On a visit to the mountain last year I found young Robbie Holland doing a very creditable imitation of Tom Sawyer on the white picket fence leading up to the entrance. I stopped to say hello to his granddad, Bob Holland, a lucky man who lives on the mountain in a house called Westwood and who oversees the maintenance of the park and its many hiking trails, bridle paths and scenic overlooks for Stronghold, Inc.
The nonprofit corporation, founded by Gordon Strong, a real estate man from Chicago, is run by 12 unpaid trustees. The modest income of his trust is used to develop and administer some 3,000 acres. In 1969 the Interior Department designated Sugar Loaf a national landmark, and the trustees agreed to maintain it in as nearly a natural state as possible.
Strong fell in love with Sugar Loaf in 1902 when he bicycled from Washington to Frederick on vacation. Always ahead was the mountain, unique and alone.
Over the next half-century before his death in 1954 Strong and his wife Louise bought up hundreds of woodlots for as little as 50 cents an acre until they had the whole mountain.
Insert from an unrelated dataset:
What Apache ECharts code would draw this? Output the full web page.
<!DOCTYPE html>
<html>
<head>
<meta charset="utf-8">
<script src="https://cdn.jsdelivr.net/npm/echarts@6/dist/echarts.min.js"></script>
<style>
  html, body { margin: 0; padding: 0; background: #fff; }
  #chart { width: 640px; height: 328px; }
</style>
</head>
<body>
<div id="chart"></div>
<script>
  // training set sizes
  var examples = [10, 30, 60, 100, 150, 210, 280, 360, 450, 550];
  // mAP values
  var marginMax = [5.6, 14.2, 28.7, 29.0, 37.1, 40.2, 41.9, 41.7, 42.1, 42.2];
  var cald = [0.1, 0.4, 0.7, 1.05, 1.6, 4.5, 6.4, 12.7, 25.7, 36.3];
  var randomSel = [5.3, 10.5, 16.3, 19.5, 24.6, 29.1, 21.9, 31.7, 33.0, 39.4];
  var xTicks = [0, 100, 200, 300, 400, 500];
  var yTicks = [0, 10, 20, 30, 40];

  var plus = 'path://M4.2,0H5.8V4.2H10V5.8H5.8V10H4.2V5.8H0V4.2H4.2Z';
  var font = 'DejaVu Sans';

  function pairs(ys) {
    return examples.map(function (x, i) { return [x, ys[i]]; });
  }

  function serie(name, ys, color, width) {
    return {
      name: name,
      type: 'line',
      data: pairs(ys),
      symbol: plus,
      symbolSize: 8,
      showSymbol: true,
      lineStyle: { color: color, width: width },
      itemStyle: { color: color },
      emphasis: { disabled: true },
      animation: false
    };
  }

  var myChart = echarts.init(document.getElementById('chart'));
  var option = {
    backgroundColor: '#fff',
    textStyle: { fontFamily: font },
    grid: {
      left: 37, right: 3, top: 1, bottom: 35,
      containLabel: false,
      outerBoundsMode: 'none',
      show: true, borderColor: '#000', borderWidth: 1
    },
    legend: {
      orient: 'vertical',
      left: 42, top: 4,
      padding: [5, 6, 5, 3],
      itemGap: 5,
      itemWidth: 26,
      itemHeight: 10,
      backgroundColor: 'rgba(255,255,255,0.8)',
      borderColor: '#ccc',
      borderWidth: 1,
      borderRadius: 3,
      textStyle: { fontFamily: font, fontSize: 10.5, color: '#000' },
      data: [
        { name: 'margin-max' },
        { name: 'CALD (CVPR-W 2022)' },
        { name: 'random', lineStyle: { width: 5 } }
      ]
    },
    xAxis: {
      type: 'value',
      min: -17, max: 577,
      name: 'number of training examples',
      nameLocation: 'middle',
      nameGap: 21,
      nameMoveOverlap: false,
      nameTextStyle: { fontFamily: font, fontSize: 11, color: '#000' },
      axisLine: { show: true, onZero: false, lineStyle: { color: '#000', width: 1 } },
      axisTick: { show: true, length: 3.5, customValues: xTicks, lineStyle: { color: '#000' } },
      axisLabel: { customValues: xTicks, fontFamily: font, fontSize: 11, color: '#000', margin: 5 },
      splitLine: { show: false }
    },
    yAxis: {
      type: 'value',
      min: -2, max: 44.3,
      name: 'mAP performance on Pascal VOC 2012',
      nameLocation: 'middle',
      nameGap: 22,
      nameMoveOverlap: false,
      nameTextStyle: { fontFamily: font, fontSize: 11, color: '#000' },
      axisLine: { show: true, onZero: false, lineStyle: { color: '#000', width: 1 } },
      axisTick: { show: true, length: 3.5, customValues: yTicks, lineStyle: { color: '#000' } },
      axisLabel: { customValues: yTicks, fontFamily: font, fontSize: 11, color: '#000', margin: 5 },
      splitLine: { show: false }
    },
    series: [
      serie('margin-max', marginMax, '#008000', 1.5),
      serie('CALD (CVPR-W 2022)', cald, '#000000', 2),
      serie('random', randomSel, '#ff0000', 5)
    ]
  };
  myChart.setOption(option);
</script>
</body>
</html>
In 1926 they decided Sugar Loaf was too good not to share, and made arrangements for the public to enjoy it free.
They built their Georgian-Colonial mansion in 1912. The house usually is not open to the public but occasionally is included in house tours and can be rented for special events such as weddings. Don't miss a chance to see the 30- by 60-foot living room with its high ceiling, huge windows, and two magnificent fireplaces topped with proud portraits of Strongs. His mother chose "Stronghold" because "it was suggestive of a landholding on a rugged mountain. . . and perpetuated the family name."
Sugar Loaf was and is dedicated to "the appreciation of natural beauty." It is so beautiful, the story goes, that President Franklin D. Roosevelt coveted it for his weekend White House until Strong diverted him to the spot in the Catoctins that became Shangri-La (now Camp David).
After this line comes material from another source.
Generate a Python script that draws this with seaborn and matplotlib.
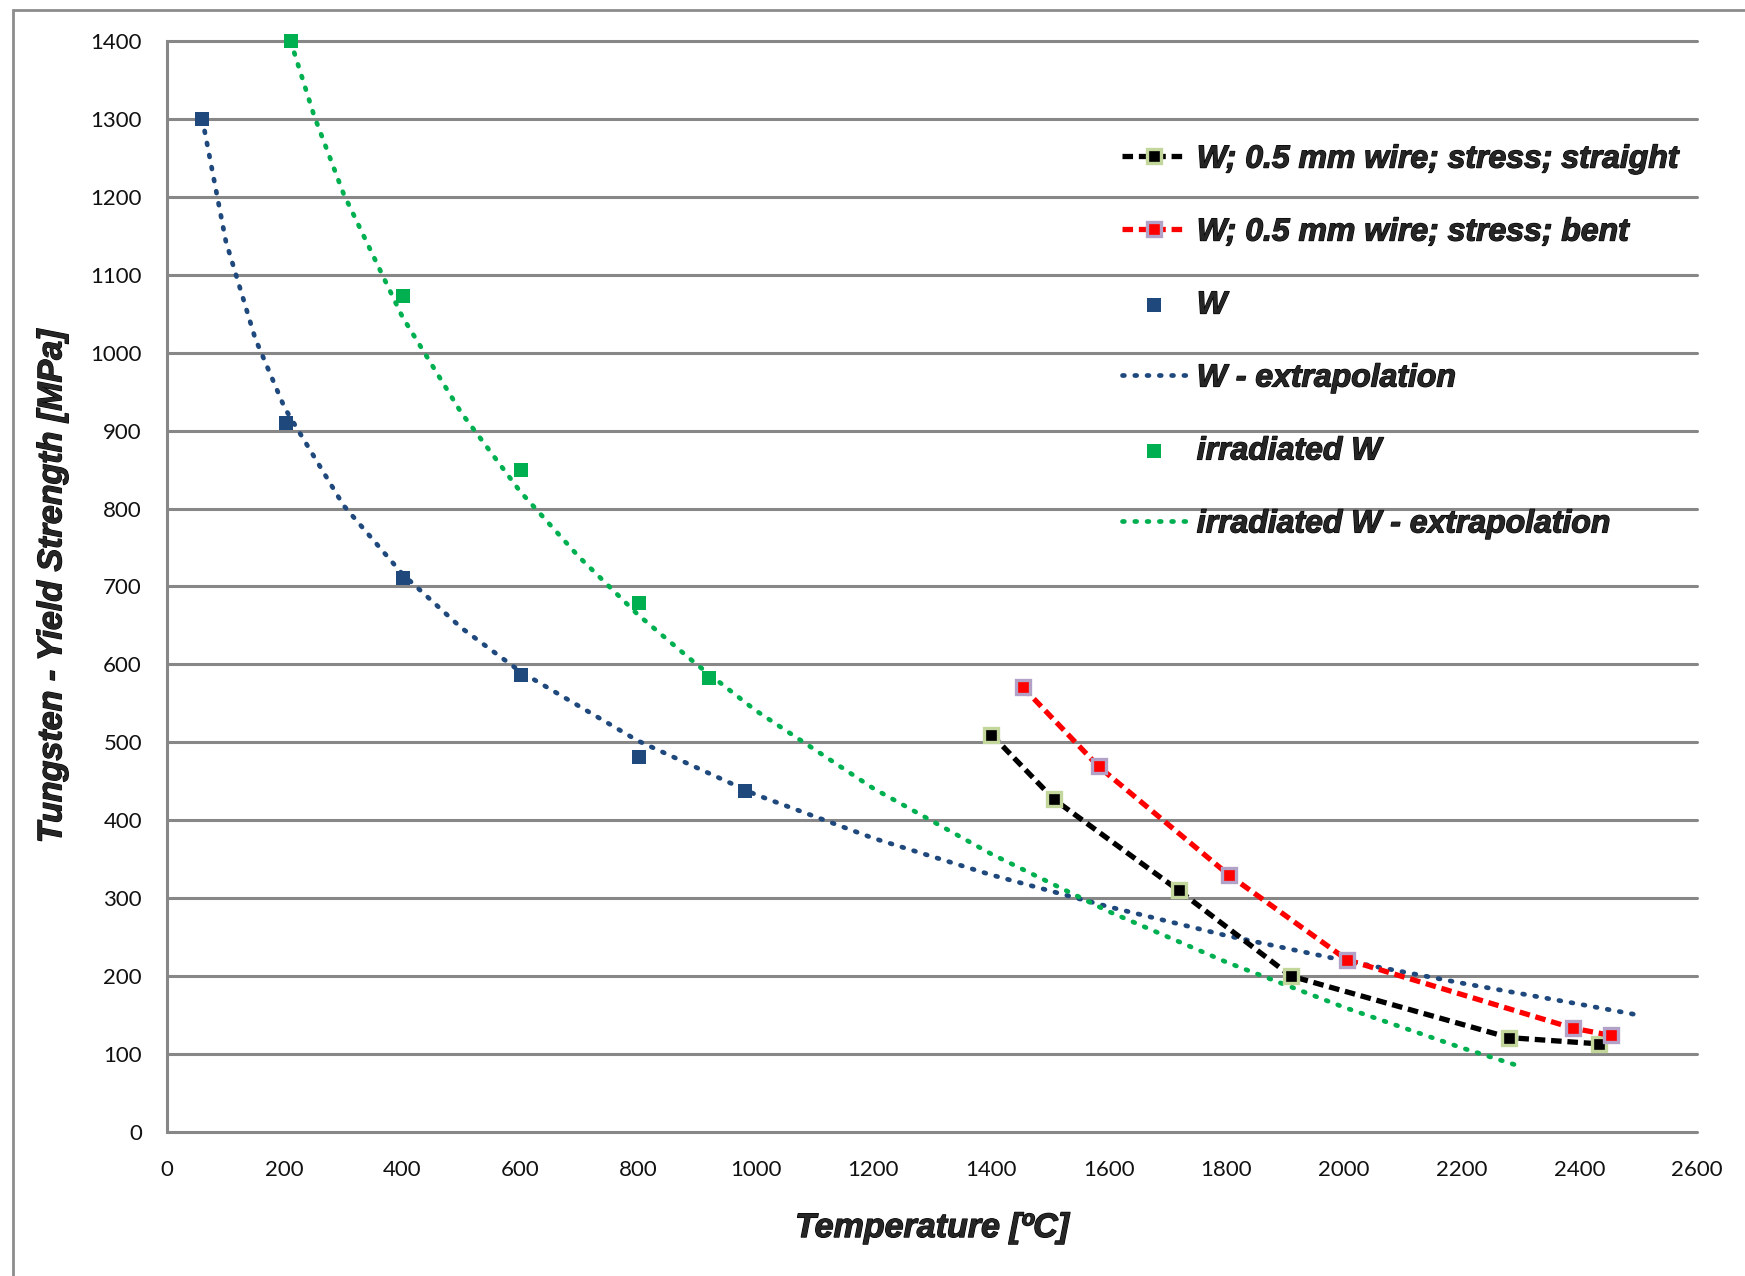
import numpy as np
import pandas as pd
import matplotlib
matplotlib.use("Agg")
import matplotlib.pyplot as plt
import matplotlib.patheffects as pe
import seaborn as sns
from matplotlib.patches import Rectangle

# ---------------- data ----------------
straight_T = [1401, 1507, 1719, 1910, 2281, 2434]
straight_S = [510, 427, 310, 200, 121, 113]

bent_T = [1454, 1583, 1804, 2005, 2390, 2453]
bent_S = [571, 469, 330, 221, 133, 124]

w_T = [60, 202, 401, 601, 802, 983]
w_S = [1300, 910, 711, 587, 481, 437]

w_ext_T = [60, 100, 150, 200, 300, 400, 500, 600, 800, 1000, 1200, 1400,
           1600, 1800, 2000, 2200, 2400, 2500]
w_ext_S = [1300, 1143, 1018, 929, 804, 716, 647, 591, 502, 433, 377, 330,
           289, 252, 220, 191, 164, 150]

irr_T = [210, 401, 601, 802, 921]
irr_S = [1400, 1073, 850, 679, 583]

irr_ext_T = [210, 250, 300, 400, 500, 600, 700, 800, 900, 1000, 1200, 1400,
             1600, 1800, 2000, 2200, 2300]
irr_ext_S = [1400, 1304, 1204, 1046, 923, 822, 738, 664, 600, 541, 441, 357,
             283, 218, 160, 108, 84]

x_ticks = list(range(0, 2601, 200))
y_ticks = list(range(0, 1401, 100))

labels = ["W; 0.5 mm wire; stress; straight",
          "W; 0.5 mm wire; stress; bent",
          "W",
          "W - extrapolation",
          "irradiated W",
          "irradiated W - extrapolation"]

# ---------------- styling ----------------
sns.set_style("white")
plt.rcParams['font.family'] = ['Liberation Sans', 'DejaVu Sans']

BLUE = "#1F497D"
GREEN = "#00B050"
heavy = [pe.withStroke(linewidth=0.9, foreground='black')]

fig = plt.figure(figsize=(17.45, 12.76), dpi=100)
ax = fig.add_axes([0.0957, 0.1129, 0.8768, 0.8550])

dot = (0, (0.4, 2.2))
dash = (0, (2.0, 1.1))

df_str = pd.DataFrame({"T": straight_T, "S": straight_S})
df_bent = pd.DataFrame({"T": bent_T, "S": bent_S})
df_w = pd.DataFrame({"T": w_T, "S": w_S})
df_wext = pd.DataFrame({"T": w_ext_T, "S": w_ext_S})
df_irr = pd.DataFrame({"T": irr_T, "S": irr_S})
df_irrext = pd.DataFrame({"T": irr_ext_T, "S": irr_ext_S})

# extrapolation curves
sns.lineplot(data=df_wext, x="T", y="S", ax=ax, color=BLUE, lw=3.4,
             linestyle=dot, dash_capstyle='round', label=labels[3], zorder=3,
             sort=False)
sns.lineplot(data=df_irrext, x="T", y="S", ax=ax, color=GREEN, lw=3.4,
             linestyle=dot, dash_capstyle='round', label=labels[5], zorder=3,
             sort=False)

# wire series
sns.lineplot(data=df_str, x="T", y="S", ax=ax, color="black", lw=3.8,
             linestyle=dash, marker="s", markersize=10, markerfacecolor="black",
             markeredgecolor="#C3D69B", markeredgewidth=2.4,
             label=labels[0], zorder=5, sort=False)
sns.lineplot(data=df_bent, x="T", y="S", ax=ax, color="#FF0000", lw=3.8,
             linestyle=dash, marker="s", markersize=10, markerfacecolor="#FF0000",
             markeredgecolor="#B3A2C7", markeredgewidth=2.4,
             label=labels[1], zorder=5, sort=False)

# measured points
sns.scatterplot(data=df_w, x="T", y="S", ax=ax, color=BLUE, marker="s", s=105,
                edgecolor=BLUE, linewidth=0, label=labels[2], zorder=6,
                clip_on=False)
sns.scatterplot(data=df_irr, x="T", y="S", ax=ax, color=GREEN, marker="s", s=105,
                edgecolor=GREEN, linewidth=0, label=labels[4], zorder=6,
                clip_on=False)

# axes
ax.set_xlim(0, 2600)
ax.set_ylim(0, 1400)
ax.set_xticks(x_ticks)
ax.set_yticks(y_ticks)
ax.set_xticklabels([str(v) for v in x_ticks], fontsize=16, family=['Lato', 'DejaVu Sans'])
ax.set_yticklabels([str(v) for v in y_ticks], fontsize=16, family=['Lato', 'DejaVu Sans'])
ax.tick_params(axis='x', length=0, pad=20, colors='#111111')
ax.tick_params(axis='y', length=0, pad=18, colors='#111111')

ax.grid(axis='y', color='#878787', lw=2.2)
ax.grid(axis='x', visible=False)
for gl in ax.get_ygridlines():
    gl.set_clip_on(False)
for s in ['top', 'right', 'bottom']:
    ax.spines[s].set_visible(False)
ax.spines['left'].set_color('#878787')
ax.spines['left'].set_linewidth(2.2)

xl = ax.set_xlabel("Temperature [ºC]", fontsize=24.5, fontweight='bold', style='italic',
                   labelpad=24)
yl = ax.set_ylabel("Tungsten - Yield Strength [MPa]", fontsize=24.5, fontweight='bold',
                   style='italic', labelpad=16)
xl.set_path_effects(heavy)
yl.set_path_effects(heavy)

# legend in the reference order
handles, labs = ax.get_legend_handles_labels()
hmap = dict(zip(labs, handles))
leg = ax.legend([hmap[l] for l in labels], labels, loc='upper left',
                bbox_to_anchor=(0.624, 0.905), frameon=False,
                prop={'size': 23, 'weight': 'bold', 'style': 'italic'},
                labelspacing=1.345, handlelength=2.05, handletextpad=0.3,
                borderpad=0, borderaxespad=0)
for t in leg.get_texts():
    t.set_path_effects(heavy)

# outer chart border
fig.patches.append(Rectangle((0.0075, -0.02), 1.02, 1.012, transform=fig.transFigure,
                             fill=False, edgecolor='#8C8C8C', lw=2.0))

fig.savefig("out.png", dpi=100)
Simple beauty is just about all there is. There is drinking water at the foot of the mountain, a couple of very rustic toilets, a "snack shack" at the fourth view (open only open on weekends and holidays) and a single bulletin board. A leisurely drive leads through an unspoiled wilderness of oak, pine, honeysuckle, myrtle and new stands of chestnut; there are two or three lovely views along the way but the main point is to get to the top. After parking it's not an overly taxing climb up the last 325 not-quite-vertical feet. The view from the top was probably best described by Strong himself:
When one stands on the summit of the mountain, the sheer cliff hanging over the wild and wooded slopes below, looking out over the peaceful and lovely Frederick valley, looking at the Catoctin and Blue Ridge rising to meet the lowering sun, for a moment at least one experiences an inspiration, a moral uplift.
One may picnic at one of the many tables on the grounds (no fires are allowed) or drive back to the Comus Inn, built in 1860 on a tract of land George Washington once owned. He called it "Happy Choice." A Comus lunch is a good buy, with huge portions plus soup, salad bar and choice of potatoes. There's so much food that a doggy bag routinely comes with the check. The prices for lunch range from $4.40 for baked chicken, a specialty, to $8.20 for steak. Dinners are $7.40 to $14.40. Ask for the back room, which has an enchanting view.
Other points of interest in the area include the small man-made lake at the foot of the mountain and the Sugarloafer Antique Shop, lots of knickknacks and old tools with some furniture, near the entrance.
Along 109, there's Old Hundredth Farm, probably the most photographed in Maryland since it's framed so majestically by the mountain, and nearby Sugar Loaf Chapel, an 1861 brick church.
While fall is the most popular season at Sugar Loaf, spring is my favorite. There is no more inviting spot than one of the overlooks on on a clear cool spring day with new green clothing the countryside. And just 45 minutes from Washington.